▶ TASK OBJECTIVE
Below are the records. Gather each line that holds "this".

▶ ITEMS
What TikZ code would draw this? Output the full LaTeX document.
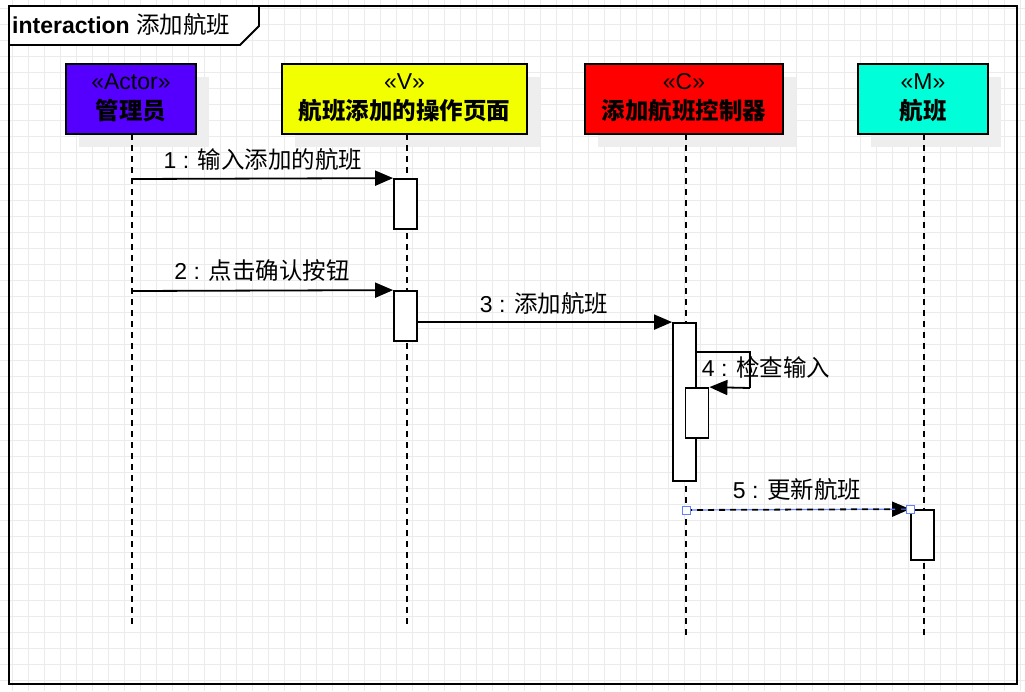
\documentclass[tikz,border=0pt]{standalone}
\usepackage{fontspec}
\setmainfont{Liberation Sans}
\newfontfamily\cjk{Noto Sans CJK SC}
\usetikzlibrary{arrows.meta,calc}
\definecolor{gridc}{HTML}{EBEBEB}
\definecolor{shadowc}{HTML}{EEEEEE}
\definecolor{actorc}{HTML}{5500FF}
\definecolor{viewc}{HTML}{F2FF00}
\definecolor{ctrlc}{HTML}{FF0000}
\definecolor{modelc}{HTML}{00FFD9}
\definecolor{selc}{HTML}{6482FF}
\newcommand{\lbl}{\fontsize{23}{27}\selectfont}
\newcommand{\cj}[1]{{\cjk\fontsize{23.5}{27}\selectfont #1}}
\newcommand{\lowstrut}{\rule[-5pt]{0pt}{1pt}}
\tikzset{
  head/.style={draw=black, line width=1.8pt, minimum height=70pt, inner sep=0pt, align=center, font=\lbl},
  shad/.style={fill=shadowc, draw=none},
  life/.style={black, line width=1.8pt, dash pattern=on 6pt off 5pt},
  actbox/.style={draw=black, fill=white, line width=1.8pt, minimum width=23pt, inner sep=0pt},
  msg/.style={black, line width=1.8pt, -{Triangle[length=18pt,width=15pt]}},
  mlabel/.style={font=\lbl, inner sep=0pt},
  handle/.style={draw=selc, line width=0.8pt, fill=white, minimum size=8pt, inner sep=0pt},
}
\begin{document}
\begin{tikzpicture}[x=1pt,y=-1pt]
\useasboundingbox (0,0) rectangle (1025,691);
\fill[white] (0,0) rectangle (1025,691);
% grid
\foreach \gx in {12,28,...,1020} \draw[gridc, line width=0.8pt] (\gx,0) -- (\gx,691);
\foreach \gy in {8,24,...,690} \draw[gridc, line width=0.8pt] (0,\gy) -- (1025,\gy);
% frame
\draw[black, line width=1.8pt] (9,6) rectangle (1017,684);
\draw[black, line width=1.8pt, fill=white] (9,6) -- (259,6) -- (259,26) -- (240,45) -- (9,45) -- cycle;
\node[anchor=west, font=\lbl, inner sep=0pt] (title) at (12,25) {\textbf{interaction} \cj{添加航班}};
% shadows
\fill[shad] (79,77) rectangle (209,147);
\fill[shad] (295,77) rectangle (540,147);
\fill[shad] (598,77) rectangle (796,147);
\fill[shad] (871,77) rectangle (1001,147);
% lifelines
\coordinate (aEnd) at (132,626);
\coordinate (vEnd) at (407,626);
\coordinate (cEnd) at (686,638);
\coordinate (mEnd) at (924,638);
\node[head, fill=actorc, minimum width=130pt] (actor) at (131,99) {«Actor»\\[3pt]\cj{\bfseries 管理员}\lowstrut};
\node[head, fill=viewc, minimum width=245pt] (view) at (404.5,99) {«V»\\[3pt]\cj{\bfseries 航班添加的操作页面}\lowstrut};
\node[head, fill=ctrlc, minimum width=198pt] (ctrl) at (684,99) {«C»\\[3pt]\cj{\bfseries 添加航班控制器}\lowstrut};
\node[head, fill=modelc, minimum width=130pt] (model) at (923,99) {«M»\\[3pt]\cj{\bfseries 航班}\lowstrut};
\draw[life] (132,134) -- (aEnd);
\draw[life] (407,134) -- (vEnd);
\draw[life] (686,134) -- (cEnd);
\draw[life] (924,134) -- (mEnd);
% activations
\node[actbox, minimum height=50pt] (v1) at (405.5,204) {};
\node[actbox, minimum height=50pt] (v2) at (405.5,316) {};
\node[actbox, minimum height=158pt] (c1) at (684.5,402) {};
\node[actbox, minimum height=50pt] (c2) at (697,413) {};
\node[actbox, minimum height=50pt] (m1) at (922.5,535) {};
% messages
\coordinate (s1) at (132,179);
\coordinate (s2) at (132,291);
\draw[msg] (s1) -- (v1.north west);
\node[mlabel] (l1) at (263,160) {1 : \cj{输入添加的航班}};
\draw[msg] (s2) -- (v2.north west);
\node[mlabel] (l2) at (262,271) {2 : \cj{点击确认按钮}};
\draw[msg] (v2.east |- c1.north west) -- (c1.north west);
\node[mlabel] (l3) at (544,304) {3 : \cj{添加航班}};
\coordinate (self1) at (c1.east |- 0,352);
\coordinate (self2) at (750,352);
\coordinate (self3) at (750,388);
\draw[black, line width=1.8pt] (self1) -- (self2) -- (self3);
\draw[msg] (self3) -- (c2.north east);
\node[mlabel] (l4) at (766,367) {4 : \cj{检查输入}};
\coordinate (s5) at (686,510);
\draw[msg, dash pattern=on 6pt off 5pt] (s5) -- (m1.north west);
\draw[selc, line width=1.2pt, dash pattern=on 5pt off 6pt, dash phase=-6pt] (s5) -- (m1.north west);
\node[handle] (h1) at (s5) {};
\node[handle] (h2) at (m1.north west) {};
\node[mlabel] (l5) at (797,490) {5 : \cj{更新航班}};
\end{tikzpicture}
\end{document}
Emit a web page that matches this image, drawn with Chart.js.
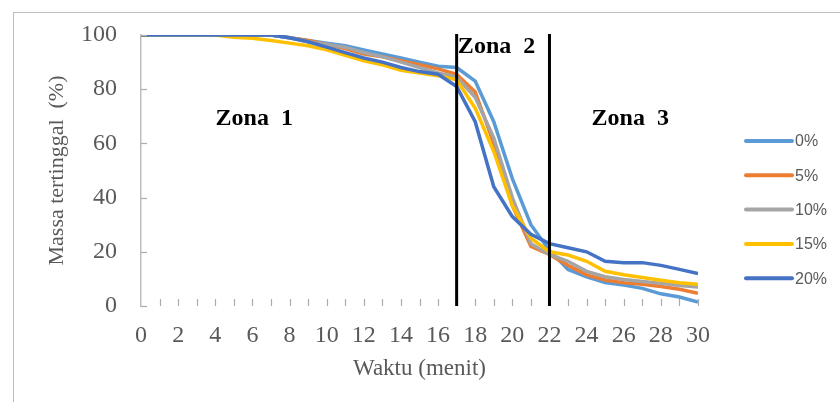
<!DOCTYPE html>
<html lang="id">
<head>
    <meta charset="UTF-8">
    <title>Massa tertinggal</title>
    <script src="https://cdn.jsdelivr.net/npm/chart.js"></script>
    <style>
        html, body { margin: 0; padding: 0; background: #fff; }
        #wrap { position: relative; width: 840px; height: 402px; }
        #frame {
            position: absolute; left: 13px; top: 12px; right: -2px; bottom: -2px;
            border-top: 1.5px solid #BDBDBD; border-left: 1.5px solid #BDBDBD;
            pointer-events: none;
        }
        canvas { position: absolute; left: 0; top: 0; }
    </style>
</head>
<body>
<div id="wrap">
    <canvas id="chart" width="840" height="402"></canvas>
    <div id="frame"></div>
</div>
<script>
    // Waktu (menit)
    const waktu = [0,1,2,3,4,5,6,7,8,9,10,11,12,13,14,15,16,17,18,19,20,21,22,23,24,25,26,27,28,29,30];

    // Massa tertinggal (%) per variasi
    const seriesLabels = ['0%', '5%', '10%', '15%', '20%'];
    const seriesColors = ['#5B9BD5', '#ED7D31', '#A5A5A5', '#FFC000', '#4472C4'];

    const massa0  = [100,100,100,100,100,100,100,100,99,98,97,96,94.5,93,91.5,90,88.5,88,83,68,47,30,20.5,13.5,10.8,8.7,7.7,6.5,4.5,3.3,1.5];
    const massa5  = [100,100,100,100,100,100,100,100,99,98,96.5,95,93,92,90.5,89,87.5,85.5,79,60,37,22,19,15,11.5,9.6,8.6,8,7.2,6.2,4.7];
    const massa10 = [100,100,100,100,100,100,100,100,99,97.5,96.5,95.5,93.5,92,90,88,86,84.5,77,62,40,23,19,16.5,12.8,10.8,9.8,9,8.4,7.6,7];
    const massa15 = [100,100,100,100,100,99.2,98.8,98,97,96,94.5,92.5,90.5,89,87,86,85,83.5,73,57,37,25,20,18.8,16.5,12.8,11.5,10.5,9.5,8.6,8];
    const massa20 = [100,100,100,100,100,100,100,100,99,97.5,95.5,93.5,91.5,90,88,86.5,85.5,81,68,44,33,26.5,23,21.5,20,16.5,16,16,15,13.5,12];

    // Batas zona dan label zona
    const zoneBounds = [17, 22];
    const zoneLabels = ['Zona  1', 'Zona  2', 'Zona  3'];
    const zoneAnchors = [[6.1, 69.2], [19.15, 95.6], [26.35, 69.2]];

    const serif = '"Liberation Serif", "Times New Roman", serif';
    const allSeries = [massa0, massa5, massa10, massa15, massa20];

    const datasets = allSeries.map((vals, i) => ({
        label: seriesLabels[i],
        data: vals.map((v, k) => ({ x: waktu[k], y: v })),
        borderColor: seriesColors[i],
        backgroundColor: seriesColors[i],
        borderWidth: 3.5,
        pointRadius: 0,
        tension: 0,
        order: allSeries.length - 1 - i
    }));

    // Garis zona, label zona, tick ke dalam, dan legenda
    const extras = {
        id: 'extras',
        afterDatasetsDraw(chart) {
            const ctx = chart.ctx;
            const xs = chart.scales.x, ys = chart.scales.y;
            const area = chart.chartArea;
            ctx.save();

            // tick marks pointing inward
            ctx.strokeStyle = '#ABABAB';
            ctx.lineWidth = 1.2;
            xs.ticks.forEach(t => {
                if (t.value === 0) return;
                const px = Math.round(xs.getPixelForValue(t.value)) + 0.5;
                ctx.beginPath();
                ctx.moveTo(px, area.bottom);
                ctx.lineTo(px, area.bottom - 7);
                ctx.stroke();
            });
            ys.ticks.forEach(t => {
                const py = Math.round(ys.getPixelForValue(t.value)) + 0.5;
                ctx.beginPath();
                ctx.moveTo(area.left, py);
                ctx.lineTo(area.left + 6, py);
                ctx.stroke();
            });

            // zone lines
            ctx.strokeStyle = '#000';
            ctx.lineWidth = 3;
            zoneBounds.forEach(b => {
                const px = xs.getPixelForValue(b);
                ctx.beginPath();
                ctx.moveTo(px, area.top - 1);
                ctx.lineTo(px, area.bottom);
                ctx.stroke();
            });

            // zone labels
            ctx.fillStyle = '#000';
            ctx.font = 'bold 24px ' + serif;
            ctx.textAlign = 'center';
            ctx.textBaseline = 'middle';
            zoneLabels.forEach((txt, i) => {
                ctx.fillText(txt, xs.getPixelForValue(zoneAnchors[i][0]), ys.getPixelForValue(zoneAnchors[i][1]));
            });

            // legend
            ctx.font = '16px "Liberation Sans", Arial, sans-serif';
            ctx.textAlign = 'left';
            ctx.fillStyle = '#595959';
            ctx.lineCap = 'round';
            chart.data.datasets.forEach((ds, i) => {
                const ly = 141 + i * 34.3;
                ctx.strokeStyle = ds.borderColor;
                ctx.lineWidth = 4;
                ctx.beginPath();
                ctx.moveTo(746, ly);
                ctx.lineTo(792, ly);
                ctx.stroke();
                ctx.fillText(ds.label, 795, ly + 1);
            });
            ctx.restore();
        }
    };

    new Chart(document.getElementById('chart'), {
        type: 'line',
        data: { datasets: datasets },
        options: {
            responsive: false,
            animation: false,
            events: [],
            layout: { padding: { left: 0, top: 35, right: 142, bottom: 0 } },
            plugins: { legend: { display: false }, tooltip: { enabled: false } },
            scales: {
                x: {
                    type: 'linear',
                    min: 0, max: 30,
                    afterFit: s => { s.height = 96; s.paddingLeft = 0; s.paddingRight = 0; },
                    ticks: {
                        stepSize: 1,
                        autoSkip: false,
                        maxRotation: 0,
                        padding: 15,
                        color: '#595959',
                        font: { family: serif, size: 24 },
                        callback: v => (v % 2 === 0 ? String(v) : '')
                    },
                    grid: { drawOnChartArea: false, drawTicks: false },
                    border: { display: false },
                    title: {
                        display: true,
                        text: 'Waktu (menit)',
                        color: '#595959',
                        font: { family: serif, size: 23 },
                        padding: { top: 0, bottom: 19 }
                    }
                },
                y: {
                    min: 0, max: 100,
                    afterFit: s => { s.width = 141; s.paddingTop = 0; s.paddingBottom = 0; },
                    ticks: {
                        stepSize: 20,
                        padding: 24,
                        color: '#595959',
                        font: { family: serif, size: 24 }
                    },
                    grid: { drawOnChartArea: false, drawTicks: false },
                    border: { display: true, color: '#BDBDBD', width: 1.5 },
                    title: {
                        display: true,
                        text: 'Massa tertinggal  (%)',
                        color: '#595959',
                        font: { family: serif, size: 22 },
                        padding: { top: 44, bottom: 0 }
                    }
                }
            }
        },
        plugins: [extras]
    });
</script>
</body>
</html>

▶ FULL OUTPUT
What TikZ code would draw this? Output the full LaTeX document.
Emit a web page that matches this image, drawn with Chart.js.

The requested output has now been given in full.